■ WHAT THE TASK ASKS: With pictures left out, retype the lines from the start of the records through the one that contains "1.08, 1.0, 1.0];".

■ INFORMATION SUPPLIED:
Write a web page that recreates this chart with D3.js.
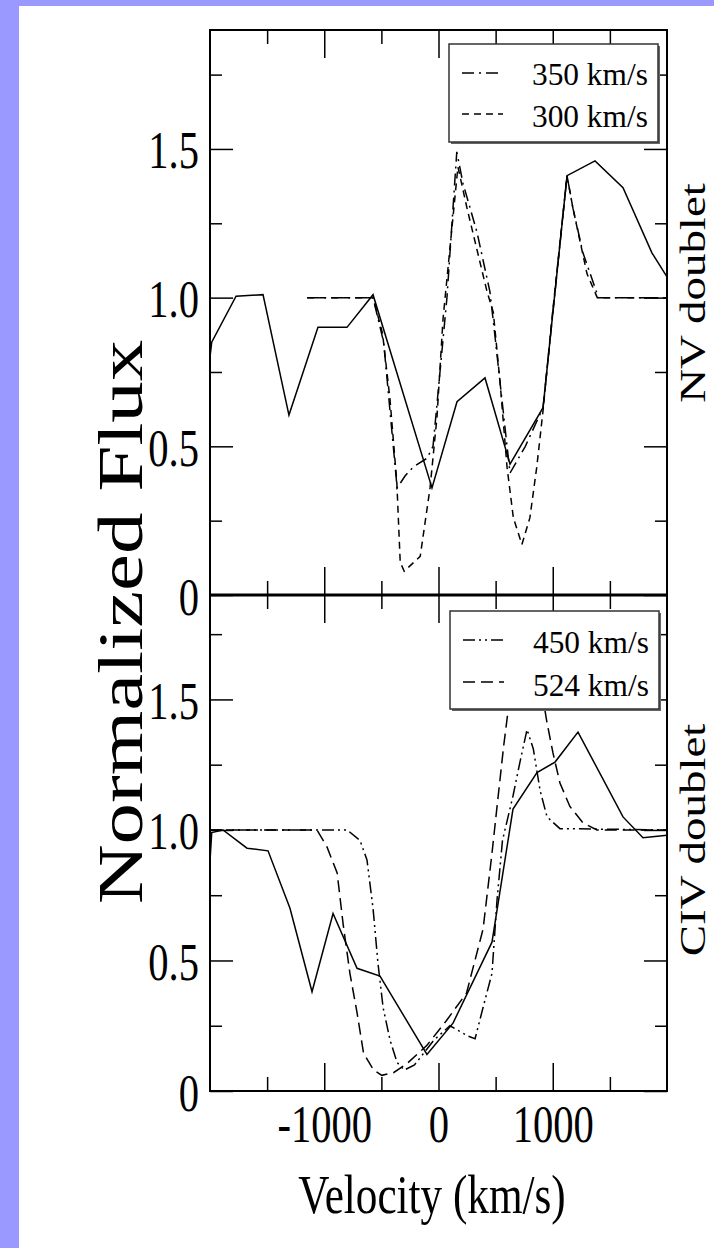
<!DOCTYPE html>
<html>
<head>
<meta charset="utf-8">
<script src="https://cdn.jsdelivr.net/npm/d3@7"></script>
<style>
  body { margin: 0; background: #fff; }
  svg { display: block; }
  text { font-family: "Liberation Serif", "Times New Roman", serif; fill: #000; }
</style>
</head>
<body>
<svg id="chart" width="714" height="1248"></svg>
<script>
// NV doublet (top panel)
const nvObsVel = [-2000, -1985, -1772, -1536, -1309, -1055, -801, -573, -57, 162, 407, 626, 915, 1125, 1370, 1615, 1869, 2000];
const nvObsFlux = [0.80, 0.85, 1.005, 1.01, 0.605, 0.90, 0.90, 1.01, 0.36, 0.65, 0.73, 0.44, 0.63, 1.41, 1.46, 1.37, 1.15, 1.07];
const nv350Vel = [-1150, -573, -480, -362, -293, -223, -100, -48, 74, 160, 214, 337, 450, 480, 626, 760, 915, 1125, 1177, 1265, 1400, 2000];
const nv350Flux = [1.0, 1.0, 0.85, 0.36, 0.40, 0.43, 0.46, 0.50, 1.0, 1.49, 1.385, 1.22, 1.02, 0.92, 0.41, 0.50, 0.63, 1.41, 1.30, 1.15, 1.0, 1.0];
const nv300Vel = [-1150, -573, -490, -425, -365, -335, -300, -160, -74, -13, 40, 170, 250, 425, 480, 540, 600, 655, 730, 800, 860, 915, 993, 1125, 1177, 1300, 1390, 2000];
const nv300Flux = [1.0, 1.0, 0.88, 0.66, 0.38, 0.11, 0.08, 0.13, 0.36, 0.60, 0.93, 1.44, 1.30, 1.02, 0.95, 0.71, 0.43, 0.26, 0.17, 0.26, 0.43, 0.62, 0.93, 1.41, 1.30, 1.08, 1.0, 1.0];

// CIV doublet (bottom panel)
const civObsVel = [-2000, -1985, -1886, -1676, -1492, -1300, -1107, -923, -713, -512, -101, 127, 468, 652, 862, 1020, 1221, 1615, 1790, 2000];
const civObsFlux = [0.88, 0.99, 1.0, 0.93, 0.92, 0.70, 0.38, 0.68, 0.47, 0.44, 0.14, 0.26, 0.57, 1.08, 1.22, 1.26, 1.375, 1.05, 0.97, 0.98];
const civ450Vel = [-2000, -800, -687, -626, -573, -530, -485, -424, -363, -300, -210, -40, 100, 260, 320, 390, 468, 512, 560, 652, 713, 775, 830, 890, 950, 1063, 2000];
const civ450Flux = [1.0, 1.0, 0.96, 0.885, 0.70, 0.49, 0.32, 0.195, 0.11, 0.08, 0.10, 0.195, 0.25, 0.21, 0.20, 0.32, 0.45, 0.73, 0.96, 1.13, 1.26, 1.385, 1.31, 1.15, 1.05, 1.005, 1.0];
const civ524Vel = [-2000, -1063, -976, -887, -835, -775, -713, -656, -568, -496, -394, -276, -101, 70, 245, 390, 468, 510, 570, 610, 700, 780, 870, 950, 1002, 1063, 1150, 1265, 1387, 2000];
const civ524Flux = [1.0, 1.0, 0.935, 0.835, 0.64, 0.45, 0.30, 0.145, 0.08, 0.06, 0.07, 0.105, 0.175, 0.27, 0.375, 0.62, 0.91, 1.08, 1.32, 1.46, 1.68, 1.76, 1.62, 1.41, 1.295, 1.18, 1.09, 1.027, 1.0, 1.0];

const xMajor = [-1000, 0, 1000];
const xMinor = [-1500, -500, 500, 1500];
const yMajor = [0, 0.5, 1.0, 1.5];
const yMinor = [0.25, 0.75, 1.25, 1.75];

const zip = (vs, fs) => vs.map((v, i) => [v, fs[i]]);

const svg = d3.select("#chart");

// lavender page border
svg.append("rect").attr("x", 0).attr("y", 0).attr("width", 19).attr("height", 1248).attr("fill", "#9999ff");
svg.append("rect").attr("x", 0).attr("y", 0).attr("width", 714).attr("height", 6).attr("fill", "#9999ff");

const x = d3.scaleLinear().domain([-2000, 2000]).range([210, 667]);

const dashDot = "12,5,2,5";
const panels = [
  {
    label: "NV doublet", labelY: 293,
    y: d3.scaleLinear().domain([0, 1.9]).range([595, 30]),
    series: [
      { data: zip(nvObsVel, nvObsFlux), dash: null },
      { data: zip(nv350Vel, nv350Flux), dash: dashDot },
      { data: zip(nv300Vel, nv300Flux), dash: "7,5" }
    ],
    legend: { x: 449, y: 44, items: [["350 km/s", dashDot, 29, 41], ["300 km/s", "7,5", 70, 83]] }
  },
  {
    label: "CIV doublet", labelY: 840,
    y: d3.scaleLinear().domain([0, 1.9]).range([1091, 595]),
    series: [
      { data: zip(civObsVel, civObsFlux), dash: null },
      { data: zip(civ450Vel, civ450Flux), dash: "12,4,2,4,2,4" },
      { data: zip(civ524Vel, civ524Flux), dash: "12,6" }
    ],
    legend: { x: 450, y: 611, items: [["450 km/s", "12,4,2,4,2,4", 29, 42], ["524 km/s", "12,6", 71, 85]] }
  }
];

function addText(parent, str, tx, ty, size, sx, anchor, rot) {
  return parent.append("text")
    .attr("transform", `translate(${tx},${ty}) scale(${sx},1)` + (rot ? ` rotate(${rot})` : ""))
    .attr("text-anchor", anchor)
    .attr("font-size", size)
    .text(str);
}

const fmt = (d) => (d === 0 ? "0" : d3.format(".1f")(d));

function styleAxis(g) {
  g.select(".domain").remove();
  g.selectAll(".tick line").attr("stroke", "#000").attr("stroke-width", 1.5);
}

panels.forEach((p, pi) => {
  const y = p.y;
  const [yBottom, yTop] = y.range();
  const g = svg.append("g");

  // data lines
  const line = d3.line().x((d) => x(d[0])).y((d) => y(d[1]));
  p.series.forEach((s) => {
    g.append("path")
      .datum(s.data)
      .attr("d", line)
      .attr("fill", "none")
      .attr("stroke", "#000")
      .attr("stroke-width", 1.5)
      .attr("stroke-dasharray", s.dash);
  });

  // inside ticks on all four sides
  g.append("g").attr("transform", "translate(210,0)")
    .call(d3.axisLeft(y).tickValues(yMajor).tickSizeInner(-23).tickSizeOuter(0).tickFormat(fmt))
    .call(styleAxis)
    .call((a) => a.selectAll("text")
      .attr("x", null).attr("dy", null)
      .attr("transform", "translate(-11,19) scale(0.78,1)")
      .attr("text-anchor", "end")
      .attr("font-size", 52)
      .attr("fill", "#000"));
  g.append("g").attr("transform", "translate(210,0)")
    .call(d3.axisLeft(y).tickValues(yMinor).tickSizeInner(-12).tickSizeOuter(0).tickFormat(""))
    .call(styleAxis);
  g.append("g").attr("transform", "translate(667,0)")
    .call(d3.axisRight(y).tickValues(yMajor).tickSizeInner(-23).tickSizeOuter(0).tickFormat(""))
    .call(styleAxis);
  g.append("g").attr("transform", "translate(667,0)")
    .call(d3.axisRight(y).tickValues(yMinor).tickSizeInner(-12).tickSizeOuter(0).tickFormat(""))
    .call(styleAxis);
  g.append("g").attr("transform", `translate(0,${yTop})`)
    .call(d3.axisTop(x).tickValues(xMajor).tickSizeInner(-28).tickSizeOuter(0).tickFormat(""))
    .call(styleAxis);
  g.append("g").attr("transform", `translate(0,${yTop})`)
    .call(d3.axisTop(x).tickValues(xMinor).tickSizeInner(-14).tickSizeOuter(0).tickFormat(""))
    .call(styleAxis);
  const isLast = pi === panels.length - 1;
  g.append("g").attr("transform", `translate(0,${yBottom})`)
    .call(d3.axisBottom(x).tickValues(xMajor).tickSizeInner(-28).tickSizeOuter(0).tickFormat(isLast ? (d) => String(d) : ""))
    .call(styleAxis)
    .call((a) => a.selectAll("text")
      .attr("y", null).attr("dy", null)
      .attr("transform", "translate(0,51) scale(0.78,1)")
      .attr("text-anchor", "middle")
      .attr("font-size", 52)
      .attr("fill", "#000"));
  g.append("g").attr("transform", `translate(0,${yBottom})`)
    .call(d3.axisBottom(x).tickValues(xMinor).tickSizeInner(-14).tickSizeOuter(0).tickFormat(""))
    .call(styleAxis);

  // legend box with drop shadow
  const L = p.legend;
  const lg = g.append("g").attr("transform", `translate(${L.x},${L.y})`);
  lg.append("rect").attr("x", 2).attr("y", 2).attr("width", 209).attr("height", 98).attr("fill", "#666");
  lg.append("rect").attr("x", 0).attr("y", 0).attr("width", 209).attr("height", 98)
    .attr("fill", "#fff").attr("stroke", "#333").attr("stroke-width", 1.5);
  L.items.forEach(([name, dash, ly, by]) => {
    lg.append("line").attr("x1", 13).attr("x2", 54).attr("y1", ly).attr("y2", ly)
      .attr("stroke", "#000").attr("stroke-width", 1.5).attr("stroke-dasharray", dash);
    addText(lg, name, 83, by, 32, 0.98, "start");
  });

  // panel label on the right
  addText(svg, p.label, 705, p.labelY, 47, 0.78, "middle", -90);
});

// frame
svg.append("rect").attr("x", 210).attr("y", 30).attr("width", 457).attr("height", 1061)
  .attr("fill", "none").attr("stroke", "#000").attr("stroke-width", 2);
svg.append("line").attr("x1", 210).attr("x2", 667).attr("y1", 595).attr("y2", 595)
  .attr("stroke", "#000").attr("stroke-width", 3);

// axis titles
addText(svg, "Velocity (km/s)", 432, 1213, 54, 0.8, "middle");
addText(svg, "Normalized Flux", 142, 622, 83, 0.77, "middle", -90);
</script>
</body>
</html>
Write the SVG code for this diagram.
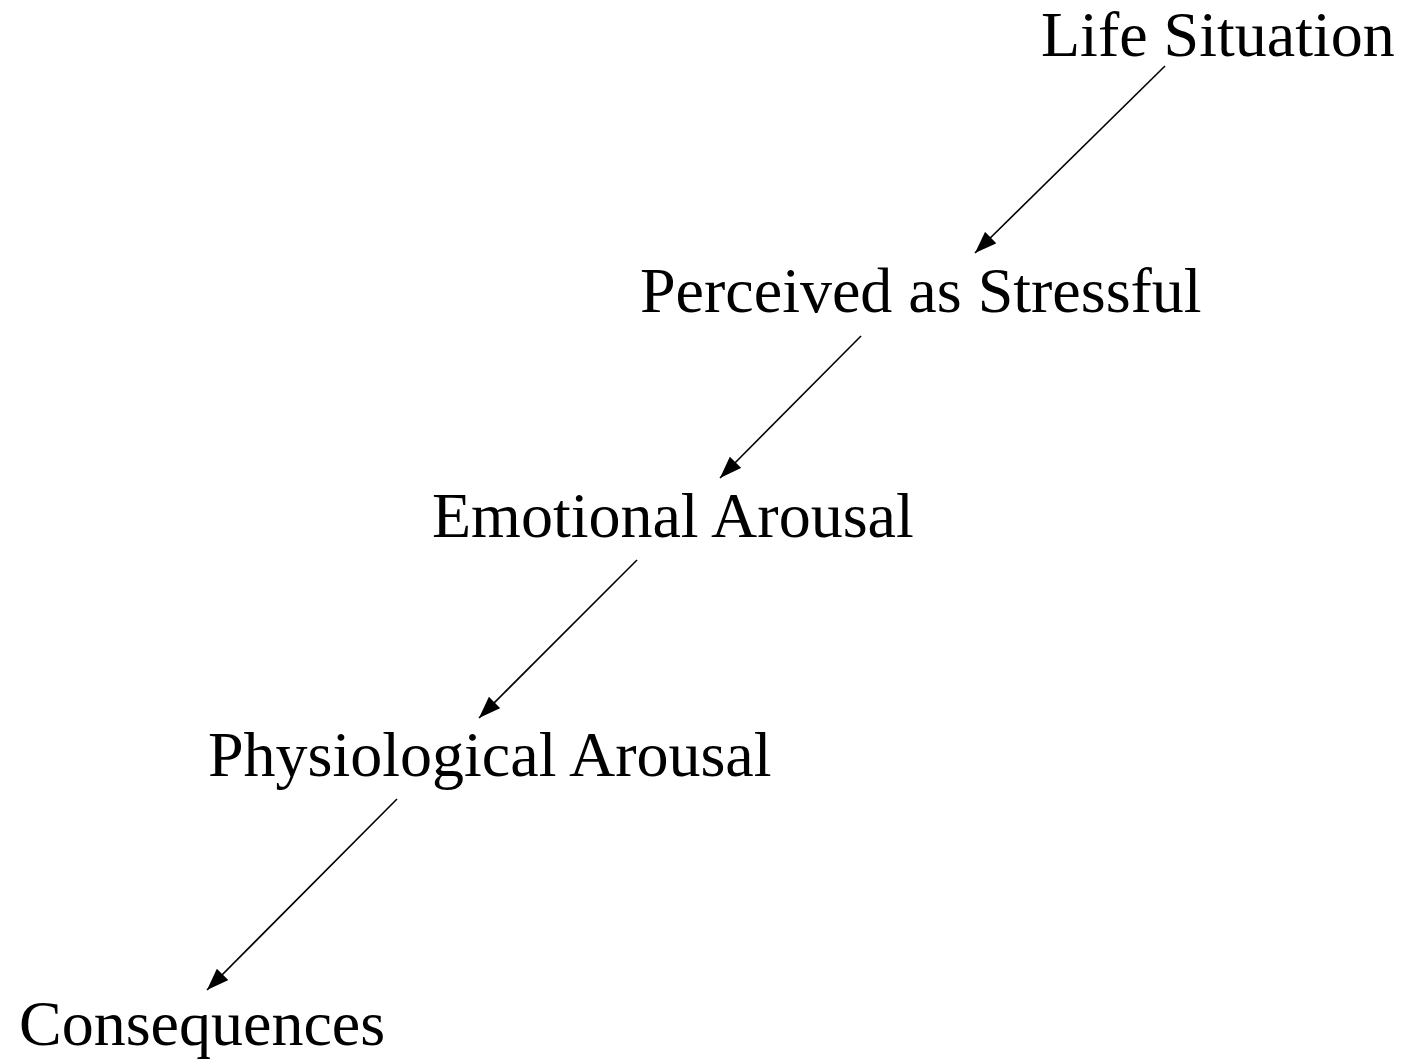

■ CORRECT RESPONSE:
Write a web page that recreates this chart with D3.js.
<!DOCTYPE html>
<html>
<head>
<meta charset="utf-8">
<script src="https://cdn.jsdelivr.net/npm/d3@7"></script>
<style>
  body { margin: 0; background: #fff; }
  svg { display: block; }
  text { font-family: "Liberation Serif", "Times New Roman", serif; fill: #000; }
</style>
</head>
<body>
<svg id="chart" width="714" height="1248"></svg>
<script>
// NV doublet (top panel)
const nvObsVel = [-2000, -1985, -1772, -1536, -1309, -1055, -801, -573, -57, 162, 407, 626, 915, 1125, 1370, 1615, 1869, 2000];
const nvObsFlux = [0.80, 0.85, 1.005, 1.01, 0.605, 0.90, 0.90, 1.01, 0.36, 0.65, 0.73, 0.44, 0.63, 1.41, 1.46, 1.37, 1.15, 1.07];
const nv350Vel = [-1150, -573, -480, -362, -293, -223, -100, -48, 74, 160, 214, 337, 450, 480, 626, 760, 915, 1125, 1177, 1265, 1400, 2000];
const nv350Flux = [1.0, 1.0, 0.85, 0.36, 0.40, 0.43, 0.46, 0.50, 1.0, 1.49, 1.385, 1.22, 1.02, 0.92, 0.41, 0.50, 0.63, 1.41, 1.30, 1.15, 1.0, 1.0];
const nv300Vel = [-1150, -573, -490, -425, -365, -335, -300, -160, -74, -13, 40, 170, 250, 425, 480, 540, 600, 655, 730, 800, 860, 915, 993, 1125, 1177, 1300, 1390, 2000];
const nv300Flux = [1.0, 1.0, 0.88, 0.66, 0.38, 0.11, 0.08, 0.13, 0.36, 0.60, 0.93, 1.44, 1.30, 1.02, 0.95, 0.71, 0.43, 0.26, 0.17, 0.26, 0.43, 0.62, 0.93, 1.41, 1.30, 1.08, 1.0, 1.0];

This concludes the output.